C70: What’s one question I should have asked and what’s the answer to it?
Scott: When will Padres management get their heads out of their [backsides] and go back to brown full-time as a color scheme?
We’ll find out in 2020, apparently. This year is all about celebrating the 20th anniversary of the 1998 World Series team and they’ll wear the 1998 uniforms on Way Back Wednesdays. And next year is the 50th anniversary of the Major League Padres. So I’m sure they’ll be doing all sorts of 1969 flashback stuff on Wednesdays next season, which wouldn’t be too bad as they wore brown in 1969. So that leaves 2020 as the earliest we could see significant changes to the most boring, uninspired uniform set in Major League Baseball.

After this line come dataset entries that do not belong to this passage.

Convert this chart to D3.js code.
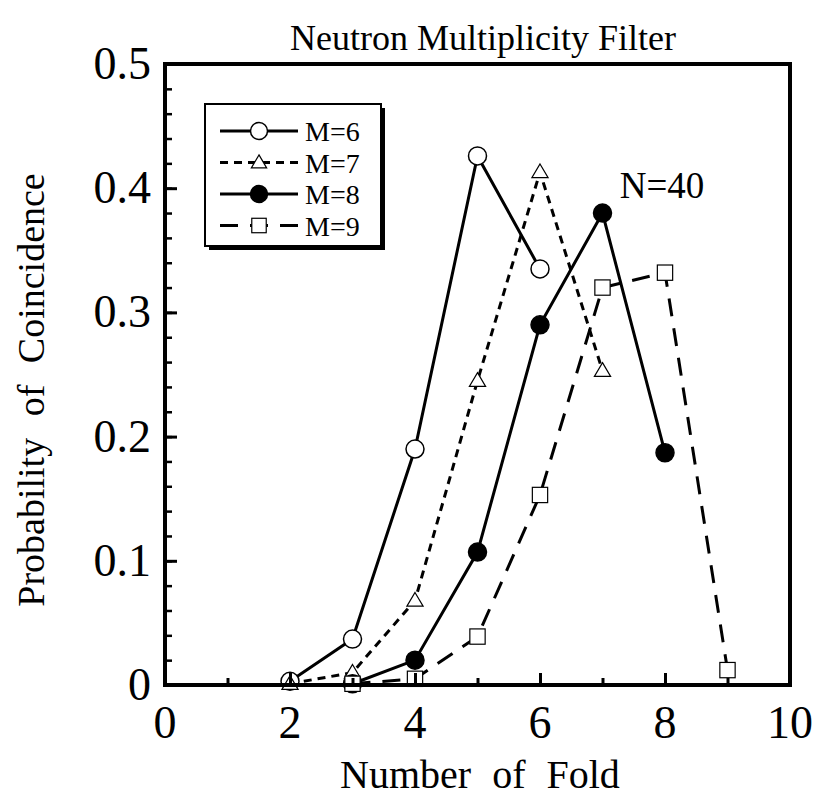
<!DOCTYPE html>
<html>
<head>
<meta charset="utf-8">
<script src="https://cdn.jsdelivr.net/npm/d3@7"></script>
<style>
  body { margin: 0; background: #fff; }
  text { font-family: "Liberation Serif", "DejaVu Serif", serif; fill: #000; }
</style>
</head>
<body>
<div id="chart"></div>
<script>
// data
const foldM6 = [2, 3, 4, 5, 6];
const probM6 = [0.003, 0.037, 0.19, 0.426, 0.335];
const foldM7 = [2, 3, 4, 5, 6, 7];
const probM7 = [0.001, 0.01, 0.068, 0.245, 0.413, 0.253];
const foldM8 = [3, 4, 5, 6, 7, 8];
const probM8 = [0.001, 0.02, 0.107, 0.29, 0.38, 0.187];
const foldM9 = [3, 4, 5, 6, 7, 8, 9];
const probM9 = [0.001, 0.005, 0.039, 0.153, 0.32, 0.332, 0.012];
const seriesLabels = ["M=6", "M=7", "M=8", "M=9"];
const xTicks = [0, 2, 4, 6, 8, 10];
const yTicks = [0, 0.1, 0.2, 0.3, 0.4, 0.5];

const width = 814;
const height = 796;
const margin = {top: 64, left: 165, right: 24, bottom: 111};

const svg = d3.select("#chart")
  .append("svg")
  .attr("width", width)
  .attr("height", height);

const xScale = d3.scaleLinear()
  .domain([0, 10])
  .range([margin.left, width - margin.right]);

const yScale = d3.scaleLinear()
  .domain([0, 0.5])
  .range([height - margin.bottom, margin.top]);

// series styles: marker type, dash
const series = [
  {label: seriesLabels[0], x: foldM6, y: probM6, marker: "circle", fill: "#fff", dash: null},
  {label: seriesLabels[1], x: foldM7, y: probM7, marker: "triangle", fill: "#fff", dash: "8,6"},
  {label: seriesLabels[2], x: foldM8, y: probM8, marker: "circle", fill: "#000", dash: null},
  {label: seriesLabels[3], x: foldM9, y: probM9, marker: "square", fill: "#fff", dash: "18,12"}
];

/***** lines *****/
const line = d3.line()
  .x(d => xScale(d[0]))
  .y(d => yScale(d[1]));

const plot = svg.append("g").attr("id", "plot");

series.forEach(s => {
  const pts = s.x.map((v, i) => [v, s.y[i]]);
  plot.append("path")
    .datum(pts)
    .attr("d", line)
    .attr("fill", "none")
    .attr("stroke", "#000")
    .attr("stroke-width", 3)
    .attr("stroke-dasharray", s.dash);
});

// markers
function drawMarker(g, s, cx, cy, size) {
  if (s.marker === "circle") {
    g.append("circle")
      .attr("cx", cx).attr("cy", cy).attr("r", size)
      .attr("fill", s.fill)
      .attr("stroke", "#000")
      .attr("stroke-width", 1.5);
  } else if (s.marker === "triangle") {
    const h = size * 0.9;
    g.append("path")
      .attr("d", `M${cx},${cy - h} L${cx + h},${cy + h * 0.7} L${cx - h},${cy + h * 0.7} Z`)
      .attr("fill", "#fff")
      .attr("stroke", "#000")
      .attr("stroke-width", 1.2);
  } else {
    g.append("rect")
      .attr("x", cx - size * 0.85).attr("y", cy - size * 0.85)
      .attr("width", size * 1.7).attr("height", size * 1.7)
      .attr("fill", "#fff")
      .attr("stroke", "#000")
      .attr("stroke-width", 1.2);
  }
}

series.forEach(s => {
  s.x.forEach((v, i) => drawMarker(plot, s, xScale(v), yScale(s.y[i]), 9));
});

/***** axes *****/
const x0 = xScale(0), x1 = xScale(10), y0 = yScale(0), y1 = yScale(0.5);

// x ticks (inward), major every 2, minor every 1
svg.append("g")
  .attr("transform", `translate(0, ${y0})`)
  .call(d3.axisBottom(xScale).tickValues(d3.range(1, 10, 2)).tickSize(-7).tickFormat(""))
  .call(g => g.select(".domain").remove())
  .selectAll("line").attr("stroke-width", 3);
svg.append("g")
  .attr("transform", `translate(0, ${y0})`)
  .call(d3.axisBottom(xScale).tickValues(xTicks.slice(1, -1)).tickSize(-12).tickFormat(""))
  .call(g => g.select(".domain").remove())
  .selectAll("line").attr("stroke-width", 3);

// y ticks (inward), major 0.1, minor 0.02
svg.append("g")
  .attr("transform", `translate(${x0}, 0)`)
  .call(d3.axisLeft(yScale).tickValues(d3.range(0.02, 0.5, 0.02)).tickSize(-7).tickFormat(""))
  .call(g => g.select(".domain").remove())
  .selectAll("line").attr("stroke-width", 2.5);
svg.append("g")
  .attr("transform", `translate(${x0}, 0)`)
  .call(d3.axisLeft(yScale).tickValues(yTicks.slice(1, -1)).tickSize(-12).tickFormat(""))
  .call(g => g.select(".domain").remove())
  .selectAll("line").attr("stroke-width", 3);

// frame
svg.append("rect")
  .attr("x", x0).attr("y", y1)
  .attr("width", x1 - x0).attr("height", y0 - y1)
  .attr("fill", "none")
  .attr("stroke", "#000")
  .attr("stroke-width", 4);

// tick labels
svg.selectAll(".xLabel")
  .data(xTicks)
  .enter()
  .append("text")
  .attr("class", "xLabel")
  .attr("x", d => xScale(d))
  .attr("y", y0 + 53)
  .attr("text-anchor", "middle")
  .attr("font-size", 46)
  .text(d => d);

svg.selectAll(".yLabel")
  .data(yTicks)
  .enter()
  .append("text")
  .attr("class", "yLabel")
  .attr("x", x0 - 14)
  .attr("y", d => yScale(d) + 15)
  .attr("text-anchor", "end")
  .attr("font-size", 46)
  .text(d => d === 0 ? "0" : d3.format(".1f")(d));

// axis titles
svg.append("text")
  .attr("x", 480)
  .attr("y", 788)
  .attr("text-anchor", "middle")
  .attr("font-size", 40)
  .attr("word-spacing", 11)
  .text("Number of Fold");

svg.append("text")
  .attr("transform", `translate(44, 390) rotate(-90)`)
  .attr("text-anchor", "middle")
  .attr("font-size", 38)
  .attr("word-spacing", 12)
  .text("Probability of Coincidence");

// title
svg.append("text")
  .attr("x", 483)
  .attr("y", 50)
  .attr("text-anchor", "middle")
  .attr("font-size", 36)
  .text("Neutron Multiplicity Filter");

svg.append("text")
  .attr("x", 662)
  .attr("y", 198)
  .attr("text-anchor", "middle")
  .attr("font-size", 37)
  .text("N=40");

/***** legend *****/
const legend = svg.append("g").attr("id", "legend");
const lx = 205, ly = 104, lw = 176, lh = 142;

legend.append("rect")
  .attr("x", lx + 4).attr("y", ly + 4)
  .attr("width", lw).attr("height", lh)
  .attr("fill", "#000");
legend.append("rect")
  .attr("x", lx).attr("y", ly)
  .attr("width", lw).attr("height", lh)
  .attr("fill", "#fff")
  .attr("stroke", "#000")
  .attr("stroke-width", 2);

series.forEach((s, i) => {
  const ry = 131 + i * 31.5;
  legend.append("line")
    .attr("x1", lx + 15).attr("x2", lx + 93)
    .attr("y1", ry).attr("y2", ry)
    .attr("stroke", "#000")
    .attr("stroke-width", 3)
    .attr("stroke-dasharray", s.dash);
  drawMarker(legend, s, lx + 54, ry, 8.5);
  legend.append("text")
    .attr("x", lx + 100)
    .attr("y", ry + 10)
    .attr("font-size", 28)
    .text(s.label);
});
</script>
</body>
</html>
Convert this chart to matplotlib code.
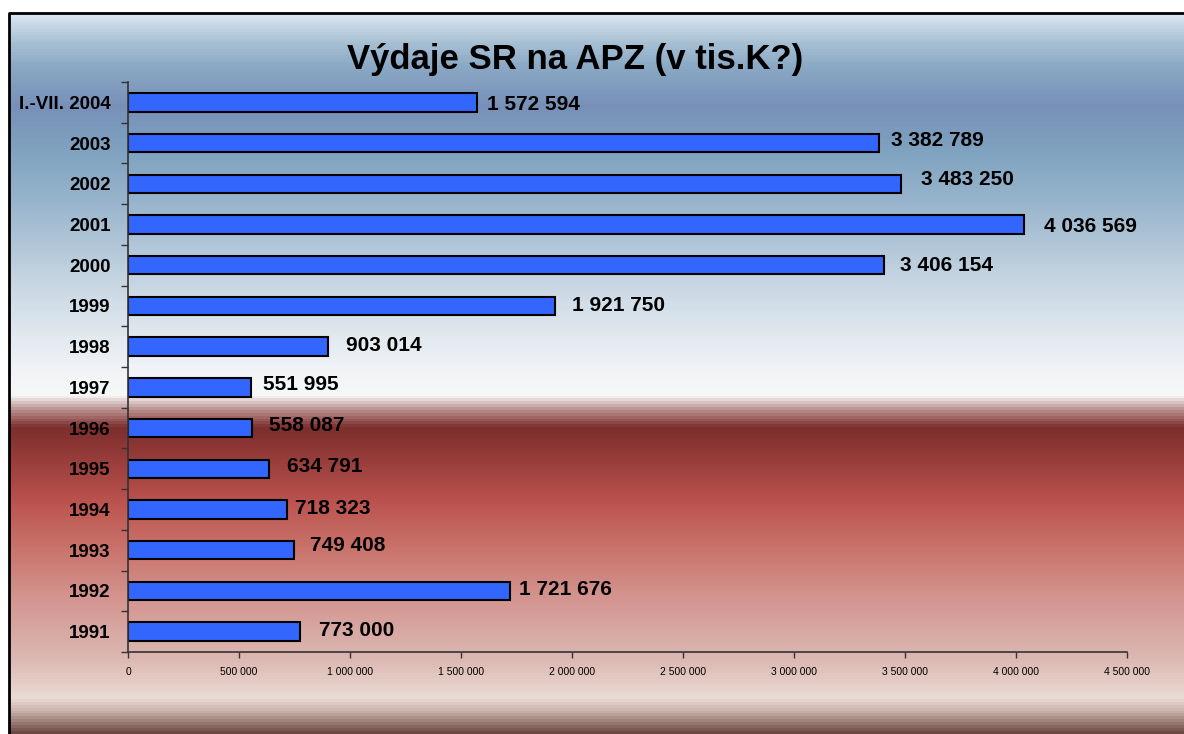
import matplotlib.pyplot as plt
import numpy as np
from matplotlib.colors import LinearSegmentedColormap
from matplotlib.patches import Rectangle

# data
roky = ['1991', '1992', '1993', '1994', '1995', '1996', '1997', '1998',
        '1999', '2000', '2001', '2002', '2003', 'I.-VII. 2004']
vydaje = [773000, 1721676, 749408, 718323, 634791, 558087, 551995, 903014,
          1921750, 3406154, 4036569, 3483250, 3382789, 1572594]
xticky = [0, 500000, 1000000, 1500000, 2000000, 2500000, 3000000,
          3500000, 4000000, 4500000]

# label offsets in pixels (dx, dy)
posun = [(19, 1), (9, 1), (16, 5), (8, 1), (18, 2), (17, 3), (12, 3), (18, 1),
         (17, 0), (16, 0), (20, -2), (20, 4), (12, 3), (10, -2)]

fmt = lambda v: f"{v:,}".replace(",", " ")

plt.rcParams['font.family'] = ['Liberation Sans', 'DejaVu Sans']

fig = plt.figure(figsize=(11.84, 7.34), dpi=100)

# background gradient (y in pixels from the top)
bg = fig.add_axes([0, 0, 1, 1])
stops = [(0, '#d8e6f0'), (13, '#d8e6f0'), (40, '#a9c1d5'), (65, '#8aa9c5'),
         (105, '#7890b8'), (150, '#7fa3c0'), (200, '#98b4cc'), (280, '#c6d5e2'),
         (330, '#dfe7ee'), (370, '#f1f4f7'), (396, '#f7f7f7'), (410, '#b88e8c'),
         (428, '#7d2e2e'), (470, '#a0423f'), (505, '#bd5450'), (545, '#c87068'),
         (600, '#d49590'), (660, '#dcb8b2'), (700, '#ebdbd5'), (715, '#c2aaa3'),
         (734, '#6e4a45')]
cmap = LinearSegmentedColormap.from_list('bg', [(p / 734, c) for p, c in stops])
grad = np.linspace(0, 1, 734).reshape(-1, 1)
bg.imshow(grad, aspect='auto', cmap=cmap, extent=[0, 1184, 734, 0])
bg.add_patch(Rectangle((0, 0), 9, 734, color='white', zorder=2))
bg.add_patch(Rectangle((0, 0), 1184, 13, color='white', zorder=2))
bg.plot([9, 9, 1184], [734, 13, 13], color='black', lw=2, zorder=3)
bg.set_xlim(0, 1184)
bg.set_ylim(734, 0)
bg.axis('off')

fig.text(575 / 1184, 1 - 60 / 734, 'Výdaje SR na APZ (v tis.K?)', ha='center',
         va='center', fontsize=25, fontweight='bold')

ax = fig.add_axes([128 / 1184, 82 / 734, 999 / 1184, 570 / 734])
ax.patch.set_alpha(0)
y = np.arange(len(roky))
ax.barh(y, vydaje, height=0.45, color='#3366ff', edgecolor='black', linewidth=1.5)
for i, v in enumerate(vydaje):
    ax.annotate(fmt(v), (v, i), xytext=posun[i], textcoords='offset pixels',
                ha='left', va='center', fontsize=15, fontweight='bold')

ax.set_xlim(0, 4500000)
ax.set_ylim(-0.5, len(roky) - 0.5)
ax.set_yticks(y)
ax.set_yticklabels(roky, fontsize=13.5, fontweight='bold')
ax.set_yticks(np.arange(-0.5, len(roky)), minor=True)
ax.tick_params(axis='y', which='major', length=0, pad=12.5)
ax.tick_params(axis='y', which='minor', length=5, width=1, color='#333333')
ax.set_xticks(xticky)
ax.set_xticklabels([fmt(t) for t in xticky], fontsize=7.5)
ax.tick_params(axis='x', length=4, width=1, color='#333333', pad=7)
for s in ['top', 'right']:
    ax.spines[s].set_visible(False)
for s in ['left', 'bottom']:
    ax.spines[s].set_color('#333333')
    ax.spines[s].set_linewidth(1.2)

fig.savefig('out.png', dpi=100)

Jodes: Maybe something about Jedd Gyorko? I was a big fan of his when he was in San Diego and continue to root for him (when the Cards aren’t playing against the Padres). Jon Jay was fine when he was here, but I was bummed about that trade when it happened and, especially with how well Gyorko has played against his former team the past couple of seasons, I’m still bitter about it.
Richard: Let’s bring this full circle. Since Padre fans have to decide whether to #trusttheprocess or not, I will offer my take on the process. I trust what GM AJ Preller is trying to do at Petco Park. Most analysts say the Padres have the best, or near the best, farm system in baseball. They, legitimately, have 2-3 potential aces starting games in various levels. They have, possibly, the most exciting position player prospect in baseball (Fernando Tatis). I firmly believe they have a 2-5 year window coming up where they have a chance for a Championship. We’ll see how it goes, but this is how small-market teams have to do this. So, I do #trusttheprocess, mostly because I have no choice but to trust this front office.
My thanks to Scott, Jodes, and Richard for giving us a bit of insight on their favorite club. We’ll see if the Hosmer deal pays dividends on and off the field, enough to have them as a playoff threat this year or at least soon!